This is an exercise package for the serious athlete who wants to measure the cardiovascular exercise they’re getting rather than just the general level of activity. You get a GPS/accelerometer stride sensor that fits in between the laces of your running shoes, a heart rate monitor that straps around your chest (you have to wipe the rubber surface with a damp cloth for it to pick up your heartbeat) and a Pacer module that they both connect to using the low-power ANT+ wireless standard. Instructions come through headphones to put you in the right heart rate zone for each part of your workout (and you can load it with your music to play during workouts).
You have to connect the Pacer to your computer to download the workouts you choose from the miCoach Web site, and getting connected requires Java to run the sync software, which is inordinately slow to setup.
This is a lot to set up and strap on, compared to the simpler everyday systems, and we found starting the workout, recording data from free running sessions and syncing the data to be confusing at first. We either lost or never managed to record the data from our first three sessions. The USB cable fits into a port that’s identical to the headphone socket, which is also confusing (the Pacer charges over USB, the stride sensor and heart monitor have batteries you can replace).
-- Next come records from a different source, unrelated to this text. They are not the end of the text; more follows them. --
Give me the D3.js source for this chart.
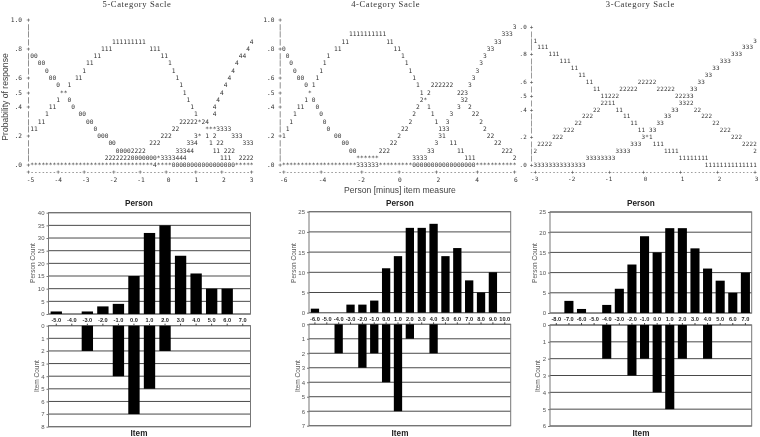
<!DOCTYPE html>
<html>
<head>
<meta charset="utf-8">
<script src="https://cdn.jsdelivr.net/npm/d3@7"></script>
<style>
html,body{margin:0;padding:0;background:#fff}
svg{display:block}
</style>
</head>
<body>
<div id="chart"></div>
<script>
// Probability curves: the reference plots are character plots, one string per row (p = 1.0 down to 0.0 by .05)
const rowProbabilities = d3.range(20, -1, -1).map(d => d / 20);
const rows5 = [
"+",
"|",
"|",
"|                      111111111                            4",
"+                   111          111                       4",
"|00               11                11                   44",
"|  00           11                    1                 4",
"|    0         1                       1               4",
"+     00     11                         1             4",
"|       0  1                             1           4",
"+        **                               1         4",
"|       1  0                               1       4",
"+     11    0                               1     4",
"|    1        00                             1    4",
"|  11           00                       22222*24",
"|11               0                    22       ***3333",
"+                  000              222      3* 1 2    333",
"|                     00         222       334   1 22     333",
"|                       00002222        33344     11 222",
"|                    22222220000000*3333444         111  2222",
"+*********************************4****00000000000000000*****"
];
const rows4 = [
"+",
"|                                                              3",
"|                  1111111111                               333",
"|                11          11                           33",
"+0             11              11                       33",
"| 0          1                   1                     3",
"|  0        1                     1                   3",
"|   0      1                       1                 3",
"+    00   1                         1               3",
"|      0 1                           1   222222    3",
"+       *                             1 2       223",
"|      1 0                            2*         32",
"+    11   0                          2  1       3  2",
"|   1      0                        2    1    3     22",
"|  1        0                      2      1  3        2",
"| 1          0                   22        133         2",
"+1             00               2          31           22",
"|                00           22          3   11          22",
"|                  00      222          33      11          222",
"|                    ******         3333          111          2",
"+********************333333*********00000000000000000***********"
];
const rows3 = [
"+",
"|",
"|1                                                          3",
"| 111                                                    333",
"+    111                                              333",
"|       111                                        333",
"|          11                                    33",
"|            11                                33",
"+              11            22222           33",
"|                11     22222     22222    33",
"+                  11222               22233",
"|                  2211                 3322",
"+                22    11             33    22",
"|             222        11         33        222",
"|           22             11     33             22",
"|        222                 11 33                 222",
"+     222                     3*1                     222",
"| 2222                     333   111                     2222",
"|2                     3333         1111                    2",
"|              33333333                 11111111",
"+33333333333333                                11111111111111"
];
const pTickLabels5 = ["1.0", ".8", ".6", ".5", ".4", ".2", ".0"];
const pTickLabels4 = ["1.0", ".8", ".6", ".5", ".4", ".2", ".0"];
const pTickLabels3 = [".0", ".8", ".6", ".5", ".4", ".2", ".0"];
const pTickValues = [1, 0.8, 0.6, 0.5, 0.4, 0.2, 0];
const measureTicks5 = [-5, -4, -3, -2, -1, 0, 1, 2, 3];
const measureTicks4 = [-6, -4, -2, 0, 2, 4, 6];
const measureTicks3 = [-3, -2, -1, 0, 1, 2, 3];

// Person / item histograms
const cats5 = ["-5.0","-4.0","-3.0","-2.0","-1.0","0.0","1.0","2.0","3.0","4.0","5.0","6.0","7.0"];
const person5 = [1,0,1,3,4,15,32,35,23,16,10,10,0];
const item5 = [0,0,2,0,4,7,5,2,0,0,0,0,0];
const cats4 = ["-6.0","-5.0","-4.0","-3.0","-2.0","-1.0","0.0","1.0","2.0","3.0","4.0","5.0","6.0","7.0","8.0","9.0","10.0"];
const person4 = [1,0,0,2,2,3,11,14,21,21,22,14,16,8,5,10,0];
const item4 = [0,0,2,0,3,2,4,6,1,0,2,0,0,0,0,0,0];
const cats3 = ["-8.0","-7.0","-6.0","-5.0","-4.0","-3.0","-2.0","-1.0","0.0","1.0","2.0","3.0","4.0","5.0","6.0","7.0"];
const person3 = [0,3,1,0,2,6,12,19,15,21,21,16,11,8,5,10];
const item3 = [0,0,0,0,2,0,3,2,4,5,2,0,2,0,0,0];

const W = 760, H = 437;
const SANS = '"Liberation Sans", Arial, sans-serif';
const SERIF = '"Liberation Serif", "Times New Roman", serif';
const MONO = '"DejaVu Sans Mono", monospace';
const INK = "#333";
const CHAR_W = 3.73;

const root = d3.select("#chart").append("svg").attr("width", W).attr("height", H).attr("viewBox", `0 0 ${W} ${H}`);
root.append("rect").attr("width", W).attr("height", H).attr("fill", "#fff");
root.append("defs").append("filter").attr("id", "soft")
  .attr("x", 0).attr("y", 0).attr("width", W).attr("height", H).attr("filterUnits", "userSpaceOnUse")
  .append("feGaussianBlur").attr("stdDeviation", 0.3);
const svg = root.append("g").attr("filter", "url(#soft)");

function monoText(sel, size) {
  const fs = size || 6.2;
  sel.attr("font-family", MONO).attr("font-size", fs).attr("fill", INK)
     .attr("letter-spacing", CHAR_W - fs * 0.602)
     .style("white-space", "pre");
}

function drawPlot(cfg) {
  const g = svg.append("g").attr("class", "plot");
  const y = d3.scaleLinear().domain([0, 1]).range([cfg.y0, cfg.y1]);
  const x = d3.scaleLinear().domain(d3.extent(cfg.ticks)).range(cfg.xRange);
  const col = d3.scaleLinear().domain([0, 1]).range([cfg.colLeft, cfg.colLeft + CHAR_W]);
  const axisY = cfg.y0 + (cfg.y0 - cfg.y1) / 20;

  g.append("text").attr("x", cfg.titleX).attr("y", 7.3).attr("text-anchor", "middle")
    .attr("font-family", SERIF).attr("font-size", 8.6).attr("letter-spacing", 0.6).attr("fill", "#333").text(cfg.title);

  g.selectAll("text.row").data(cfg.rows).join("text").attr("class", "row")
    .attr("x", col(0)).attr("y", (d, i) => y(rowProbabilities[i]))
    .attr("dominant-baseline", "central").text(d => d).call(monoText, cfg.fs);

  // dashed base line of the character plot, with + at every tick
  const n = d3.max(cfg.rows, d => d.length);
  const marks = new Set(cfg.ticks.map(t => Math.round(col.invert(x(t) - CHAR_W / 2))));
  const base = d3.range(n).map(i => marks.has(i) ? "+" : "-").join("");
  g.append("text").attr("class", "base").attr("x", col(0)).attr("y", axisY)
    .attr("dominant-baseline", "central").text(base).call(monoText, cfg.fs);

  // probability labels
  g.selectAll("text.pl").data(pTickValues).join("text").attr("class", "pl")
    .attr("x", cfg.labelRight).attr("y", d => y(d)).attr("text-anchor", "end")
    .attr("dominant-baseline", "central").text((d, i) => cfg.pLabels[i]).call(monoText, cfg.fs);

  // measure axis
  const ax = g.append("g").attr("transform", `translate(0,${axisY + 3.4})`)
    .call(d3.axisBottom(x).tickValues(cfg.ticks).tickSize(0).tickFormat(d => String(d)));
  ax.select(".domain").remove();
  ax.selectAll("text").call(monoText, cfg.fs).attr("dy", null).attr("y", 3.7).attr("dominant-baseline", "central");
}

drawPlot({ title: "5-Category Sacle", titleX: 137, rows: rows5, ticks: measureTicks5, pLabels: pTickLabels5,
  xRange: [30, 251], colLeft: 26.5, y0: 164.7, y1: 19.3, labelRight: 22 });
drawPlot({ title: "4-Category Sacle", titleX: 385.7, rows: rows4, ticks: measureTicks4, pLabels: pTickLabels4,
  xRange: [283.3, 515.3], colLeft: 278.2, y0: 164.7, y1: 19.3, labelRight: 274.5 });
drawPlot({ title: "3-Category Sacle", titleX: 640.3, rows: rows3, ticks: measureTicks3, pLabels: pTickLabels3,
  xRange: [534.3, 756], colLeft: 529.8, y0: 164.7, y1: 26.7, labelRight: 527, fs: 5.9 });

svg.append("text").attr("transform", "translate(8,97) rotate(-90)").attr("text-anchor", "middle")
  .attr("font-family", SANS).attr("font-size", 8.6).attr("fill", "#444").text("Probability of response");
svg.append("text").attr("x", 400).attr("y", 193).attr("text-anchor", "middle")
  .attr("font-family", SANS).attr("font-size", 8.6).attr("fill", "#444").text("Person [minus] item measure");

function drawHist(cfg) {
  const g = svg.append("g").attr("class", "hist");
  const w = cfg.right - cfg.left;
  const x = d3.scaleBand().domain(cfg.cats).range([cfg.left, cfg.right]).paddingInner(cfg.pad).paddingOuter(cfg.pad / 2);
  const yP = d3.scaleLinear().domain([0, cfg.pMax]).range([cfg.pBase, cfg.pTop]);
  const yI = d3.scaleLinear().domain([0, cfg.iMax]).range([cfg.iBase, cfg.iBottom]);

  const grid = (scale, ticks) => g.append("g").selectAll("line").data(ticks).join("line")
    .attr("x1", cfg.left).attr("x2", cfg.right).attr("y1", d => scale(d)).attr("y2", d => scale(d))
    .attr("stroke", "#4a4a4a").attr("stroke-width", 1);
  const pTicks = d3.range(0, cfg.pMax + 1, 5);
  const iTicks = d3.range(0, cfg.iMax + 1, 1);
  grid(yP, pTicks);
  grid(yI, iTicks);

  // frames
  [[cfg.pTop, cfg.pBase], [cfg.iBase, cfg.iBottom]].forEach(([t, b]) =>
    g.append("rect").attr("x", cfg.left).attr("y", t).attr("width", w).attr("height", b - t)
      .attr("fill", "none").attr("stroke", "#777").attr("stroke-width", 1));

  // bars
  g.append("g").selectAll("rect").data(cfg.person).join("rect")
    .attr("x", (d, i) => x(cfg.cats[i])).attr("width", x.bandwidth())
    .attr("y", d => yP(d)).attr("height", d => yP(0) - yP(d)).attr("fill", "#000");
  g.append("g").selectAll("rect").data(cfg.item).join("rect")
    .attr("x", (d, i) => x(cfg.cats[i])).attr("width", x.bandwidth())
    .attr("y", yI(0)).attr("height", d => yI(d) - yI(0)).attr("fill", "#000");

  // axes
  const axP = g.append("g").attr("transform", `translate(${cfg.left},0)`)
    .call(d3.axisLeft(yP).tickValues(pTicks).tickFormat(d3.format("d")).tickSize(2).tickPadding(2));
  const axI = g.append("g").attr("transform", `translate(${cfg.left},0)`)
    .call(d3.axisLeft(yI).tickValues(iTicks).tickFormat(d3.format("d")).tickSize(2).tickPadding(2));
  [axP, axI].forEach(a => {
    a.select(".domain").remove();
    a.selectAll("text").attr("font-family", SANS).attr("font-size", 6).attr("fill", "#555");
    a.selectAll("line").attr("stroke", "#777");
  });
  const axX = g.append("g").attr("transform", `translate(0,${cfg.iBase})`)
    .call(d3.axisTop(x).tickSize(2).tickPadding(0));
  axX.select(".domain").remove();
  axX.selectAll("line").attr("stroke", "#444");
  axX.selectAll("text").attr("font-family", SANS).attr("font-size", 5.6).attr("font-weight", "bold")
    .attr("fill", "#222").attr("y", cfg.pBase + 8 - cfg.iBase).attr("dy", 0);

  // labels
  const bold = (t, yy) => g.append("text").attr("x", cfg.titleX).attr("y", yy).attr("text-anchor", "middle")
    .attr("font-family", SANS).attr("font-size", 8.2).attr("font-weight", "bold").attr("fill", "#222").text(t);
  bold("Person", 206);
  bold("Item", 436);
  const rot = (t, xx, yy) => g.append("text").attr("transform", `translate(${xx},${yy}) rotate(-90)`)
    .attr("text-anchor", "middle").attr("font-family", SANS).attr("font-size", 6.5).attr("fill", "#555").text(t);
  rot("Person Count", cfg.pLabelX, 263);
  rot("Item Count", cfg.iLabelX, 376);
}

drawHist({ cats: cats5, person: person5, item: item5, left: 48.5, right: 250.5, pad: 0.27,
  pMax: 40, iMax: 8, pTop: 212.7, pBase: 314, iBase: 325.7, iBottom: 426.7, titleX: 139, pLabelX: 34.5, iLabelX: 38.5 });
drawHist({ cats: cats4, person: person4, item: item4, left: 309, right: 510.7, pad: 0.3,
  pMax: 25, iMax: 7, pTop: 211.7, pBase: 312.7, iBase: 324.3, iBottom: 425.7, titleX: 400, pLabelX: 295.5, iLabelX: 299.5 });
drawHist({ cats: cats3, person: person3, item: item3, left: 550, right: 751.7, pad: 0.28,
  pMax: 25, iMax: 6, pTop: 212, pBase: 313, iBase: 325, iBottom: 426, titleX: 641, pLabelX: 536.5, iLabelX: 540 });
</script>
</body>
</html>
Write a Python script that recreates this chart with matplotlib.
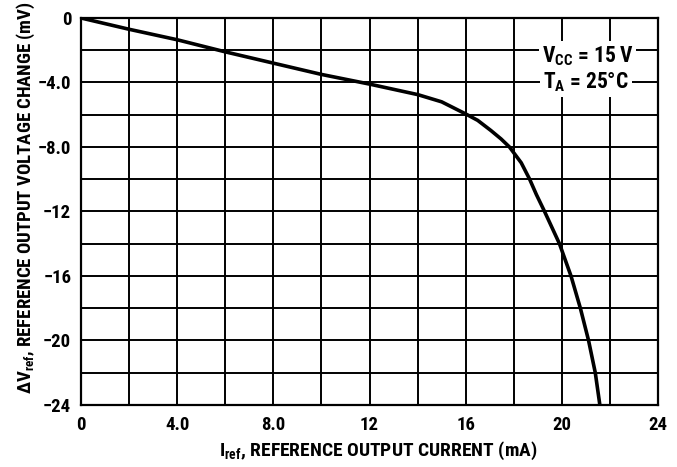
import matplotlib
matplotlib.use("Agg")
import matplotlib.pyplot as plt
from matplotlib.ticker import MultipleLocator

plt.rcParams['font.family'] = ['Roboto Condensed', 'DejaVu Sans']
plt.rcParams['font.weight'] = 'semibold'
plt.rcParams['axes.labelweight'] = 'semibold'
plt.rcParams['mathtext.fontset'] = 'custom'
plt.rcParams['mathtext.rm'] = 'Roboto Condensed:semibold'

# curve
iref_ma = [0, 2, 4, 6, 8, 10, 12, 14, 15, 16, 16.5, 17.05, 17.47, 17.82,
           18.31, 18.66, 18.94, 19.28, 19.9, 20.38, 20.77, 21.11, 21.39, 21.58]
dvref_mv = [0, -0.7, -1.35, -2.1, -2.8, -3.5, -4.1, -4.75, -5.2, -5.95,
            -6.35, -6.98, -7.5, -8.0, -8.98, -10, -10.95, -12, -14, -16,
            -18, -20, -22, -24]

x_ticks = [0, 4, 8, 12, 16, 20, 24]
x_labels = ['0', '4.0', '8.0', '12', '16', '20', '24']
y_ticks = [0, -4, -8, -12, -16, -20, -24]
y_labels = ['0', '−4.0', '−8.0', '−12', '−16', '−20', '−24']

fig = plt.figure(figsize=(6.77, 4.67), dpi=100)
ax = fig.add_axes([0.1196, 0.1328, 0.8524, 0.8287])

ax.plot(iref_ma, dvref_mv, color='black', lw=2.6, zorder=4,
        solid_capstyle='butt', solid_joinstyle='round')

ax.set_xlim(0, 24)
ax.set_ylim(-24, 0)
ax.set_xticks(x_ticks)
ax.set_xticklabels(x_labels)
ax.set_yticks(y_ticks)
ax.set_yticklabels(y_labels)
ax.xaxis.set_minor_locator(MultipleLocator(2))
ax.yaxis.set_minor_locator(MultipleLocator(2))
ax.grid(which='both', color='black', lw=1.4)
ax.tick_params(which='both', length=0)
ax.tick_params(axis='x', pad=8, labelsize=13.5)
ax.tick_params(axis='y', pad=7, labelsize=13.5)
for s in ax.spines.values():
    s.set_linewidth(1.6)

ax.set_xlabel(r'$\mathregular{I_{ref}}$, REFERENCE OUTPUT CURRENT (mA)', fontsize=14, va='center')
ax.set_ylabel(r'Δ$\mathregular{V_{ref}}$, REFERENCE OUTPUT VOLTAGE CHANGE (mV)', fontsize=13.5, va='center')
ax.xaxis.set_label_coords(0.515, -0.118)
ax.yaxis.set_label_coords(-0.095, 0.535)

box = dict(facecolor='white', edgecolor='none', pad=2)
ax.text(21.07, -2.35, r'$\mathregular{V_{CC}}$ = 15 V', ha='center', va='center',
        fontsize=15.5, bbox=box, zorder=5)
ax.text(21.0, -4.0, r'$\mathregular{T_A}$ = 25°C', ha='center', va='center',
        fontsize=15.5, bbox=box, zorder=5)

fig.savefig('out.png', dpi=100)
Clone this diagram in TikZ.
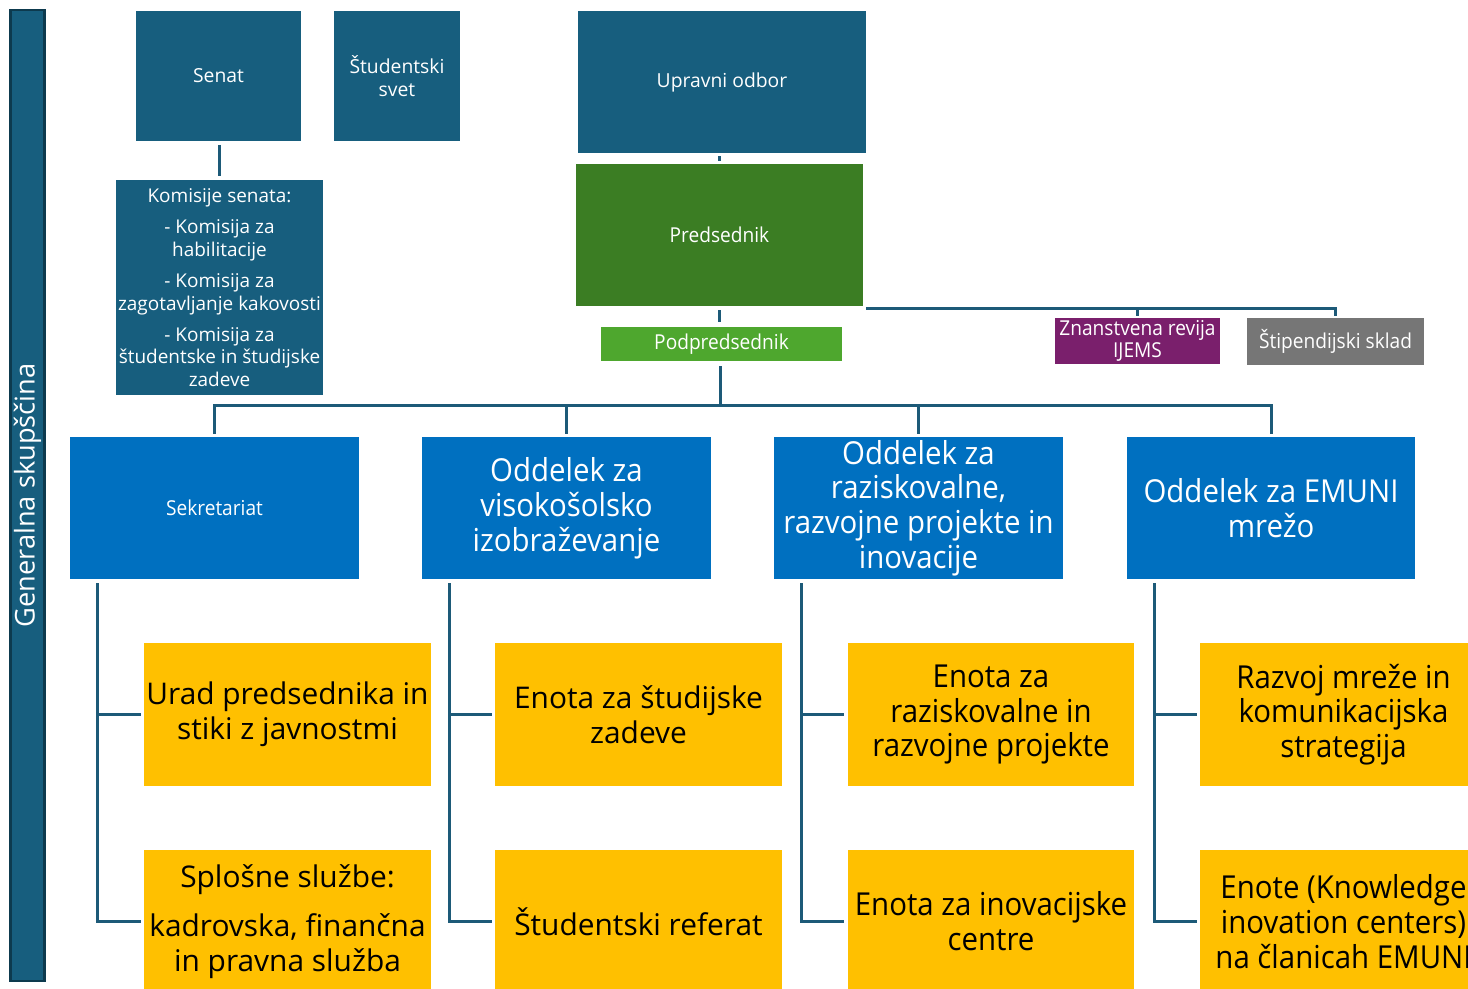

Once you master how to use it, miCoach is a good system for traditional exercise. There are plenty of coaching options including getting workouts mailed to you in advance as a PDF, email reminders if you've not worked out for a week or more and an online coaching circle where you can share tips and encouragement. The difference from just running with a stopwatch or using one of the popular audio runners training programs is that if your heart rate is too slow – or too fast – for the section of the workout you’re doing, the miCoach Pacer will interrupt the instructions to tell you to speed up or slow down, in real time. Looking at the charts and maps afterwards lets you do longer term analysis – and see how you’re progressing.
Adidas is working with game publisher THQ to make the miCoach system work with sport training games for Kinect and PlayStation Move. We should see the end result of this partnership some time in 2012.